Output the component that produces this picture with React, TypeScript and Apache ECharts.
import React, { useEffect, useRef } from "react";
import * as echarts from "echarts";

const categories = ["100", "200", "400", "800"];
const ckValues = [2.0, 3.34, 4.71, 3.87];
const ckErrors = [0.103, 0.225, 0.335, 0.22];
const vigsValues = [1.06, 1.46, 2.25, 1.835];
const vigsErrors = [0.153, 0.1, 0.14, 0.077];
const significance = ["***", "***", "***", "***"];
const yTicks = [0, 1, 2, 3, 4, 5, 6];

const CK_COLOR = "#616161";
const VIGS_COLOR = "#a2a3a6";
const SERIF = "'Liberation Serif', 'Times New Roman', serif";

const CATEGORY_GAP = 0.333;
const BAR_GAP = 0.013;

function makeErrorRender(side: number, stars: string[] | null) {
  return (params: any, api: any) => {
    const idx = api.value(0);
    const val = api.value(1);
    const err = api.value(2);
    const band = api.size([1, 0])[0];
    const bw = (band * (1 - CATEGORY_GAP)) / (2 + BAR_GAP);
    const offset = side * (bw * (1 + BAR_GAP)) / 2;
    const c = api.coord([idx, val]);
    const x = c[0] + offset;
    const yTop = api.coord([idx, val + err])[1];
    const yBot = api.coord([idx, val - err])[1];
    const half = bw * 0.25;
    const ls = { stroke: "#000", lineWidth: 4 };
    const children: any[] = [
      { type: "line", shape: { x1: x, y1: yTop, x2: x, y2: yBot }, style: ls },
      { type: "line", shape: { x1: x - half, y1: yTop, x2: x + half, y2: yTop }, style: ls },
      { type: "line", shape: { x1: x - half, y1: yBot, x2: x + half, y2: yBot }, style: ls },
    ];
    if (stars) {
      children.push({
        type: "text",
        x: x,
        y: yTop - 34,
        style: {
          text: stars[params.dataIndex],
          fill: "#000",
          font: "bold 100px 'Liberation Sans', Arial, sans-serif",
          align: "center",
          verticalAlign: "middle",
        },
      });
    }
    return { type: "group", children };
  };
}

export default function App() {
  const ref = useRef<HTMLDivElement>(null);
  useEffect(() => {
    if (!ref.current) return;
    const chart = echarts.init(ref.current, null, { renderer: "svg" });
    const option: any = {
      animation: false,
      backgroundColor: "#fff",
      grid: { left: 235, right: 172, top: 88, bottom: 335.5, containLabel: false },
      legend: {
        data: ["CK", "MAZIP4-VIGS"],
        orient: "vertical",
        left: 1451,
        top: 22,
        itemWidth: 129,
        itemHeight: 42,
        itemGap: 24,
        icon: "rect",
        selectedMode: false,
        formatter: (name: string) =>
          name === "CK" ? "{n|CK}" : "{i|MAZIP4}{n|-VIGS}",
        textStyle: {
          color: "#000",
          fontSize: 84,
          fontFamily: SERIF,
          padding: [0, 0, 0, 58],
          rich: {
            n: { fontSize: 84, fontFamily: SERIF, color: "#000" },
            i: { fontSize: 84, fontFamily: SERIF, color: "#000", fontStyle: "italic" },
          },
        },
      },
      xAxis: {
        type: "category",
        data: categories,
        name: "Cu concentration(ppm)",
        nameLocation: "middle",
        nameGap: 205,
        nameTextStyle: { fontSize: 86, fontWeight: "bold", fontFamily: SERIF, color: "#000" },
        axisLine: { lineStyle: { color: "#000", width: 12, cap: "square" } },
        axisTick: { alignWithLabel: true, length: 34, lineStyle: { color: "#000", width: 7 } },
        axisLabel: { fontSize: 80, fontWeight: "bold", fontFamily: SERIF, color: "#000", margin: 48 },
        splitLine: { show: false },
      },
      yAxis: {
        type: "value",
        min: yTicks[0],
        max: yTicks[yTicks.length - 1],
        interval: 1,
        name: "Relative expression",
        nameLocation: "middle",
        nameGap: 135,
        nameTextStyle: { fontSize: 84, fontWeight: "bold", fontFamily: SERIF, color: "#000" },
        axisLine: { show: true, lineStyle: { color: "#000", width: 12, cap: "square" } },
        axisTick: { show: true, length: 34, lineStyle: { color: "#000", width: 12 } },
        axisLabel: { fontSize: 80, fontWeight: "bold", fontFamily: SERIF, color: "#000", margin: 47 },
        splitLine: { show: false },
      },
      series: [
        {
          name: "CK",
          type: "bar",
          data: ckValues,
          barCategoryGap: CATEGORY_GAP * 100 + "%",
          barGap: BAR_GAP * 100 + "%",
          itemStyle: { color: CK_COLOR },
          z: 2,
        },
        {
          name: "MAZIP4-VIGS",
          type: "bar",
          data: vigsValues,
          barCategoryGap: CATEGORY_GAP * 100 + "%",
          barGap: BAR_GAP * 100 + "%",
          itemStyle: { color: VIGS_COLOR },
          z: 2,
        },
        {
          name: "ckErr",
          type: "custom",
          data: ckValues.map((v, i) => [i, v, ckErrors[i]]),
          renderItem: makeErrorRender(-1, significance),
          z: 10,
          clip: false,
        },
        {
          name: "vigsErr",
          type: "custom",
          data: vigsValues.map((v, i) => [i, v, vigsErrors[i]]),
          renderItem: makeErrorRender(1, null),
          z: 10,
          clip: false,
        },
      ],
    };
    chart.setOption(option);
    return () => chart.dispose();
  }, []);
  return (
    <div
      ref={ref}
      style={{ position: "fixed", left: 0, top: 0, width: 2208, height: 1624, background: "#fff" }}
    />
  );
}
········
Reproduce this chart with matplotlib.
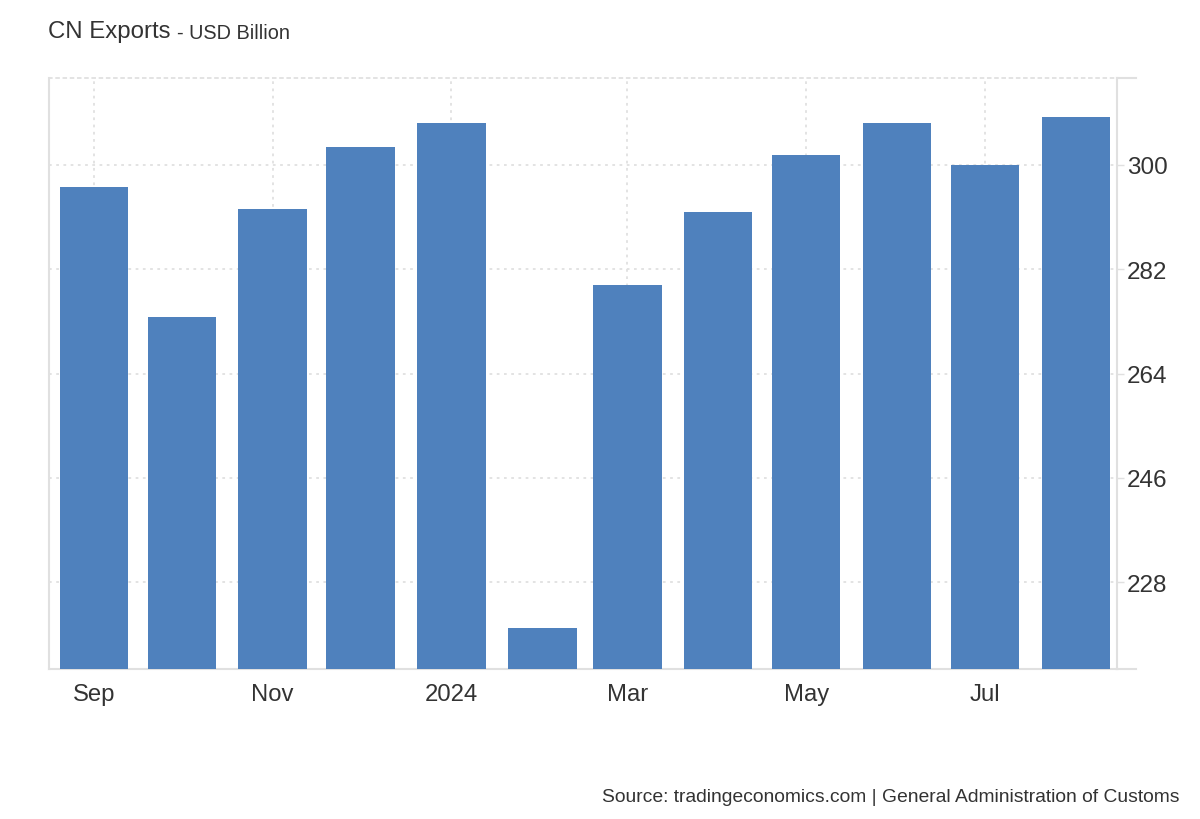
········
### What the task requires
In the listing above, find the line with "Output the component" and the line with "const BAR_GAP = 0.013;", then print exactly those two lines and every line between them, and nothing more.

### Result of this task
Output the component that produces this picture with React, TypeScript and Apache ECharts.
import React, { useEffect, useRef } from "react";
import * as echarts from "echarts";

const categories = ["100", "200", "400", "800"];
const ckValues = [2.0, 3.34, 4.71, 3.87];
const ckErrors = [0.103, 0.225, 0.335, 0.22];
const vigsValues = [1.06, 1.46, 2.25, 1.835];
const vigsErrors = [0.153, 0.1, 0.14, 0.077];
const significance = ["***", "***", "***", "***"];
const yTicks = [0, 1, 2, 3, 4, 5, 6];

const CK_COLOR = "#616161";
const VIGS_COLOR = "#a2a3a6";
const SERIF = "'Liberation Serif', 'Times New Roman', serif";

const CATEGORY_GAP = 0.333;
const BAR_GAP = 0.013;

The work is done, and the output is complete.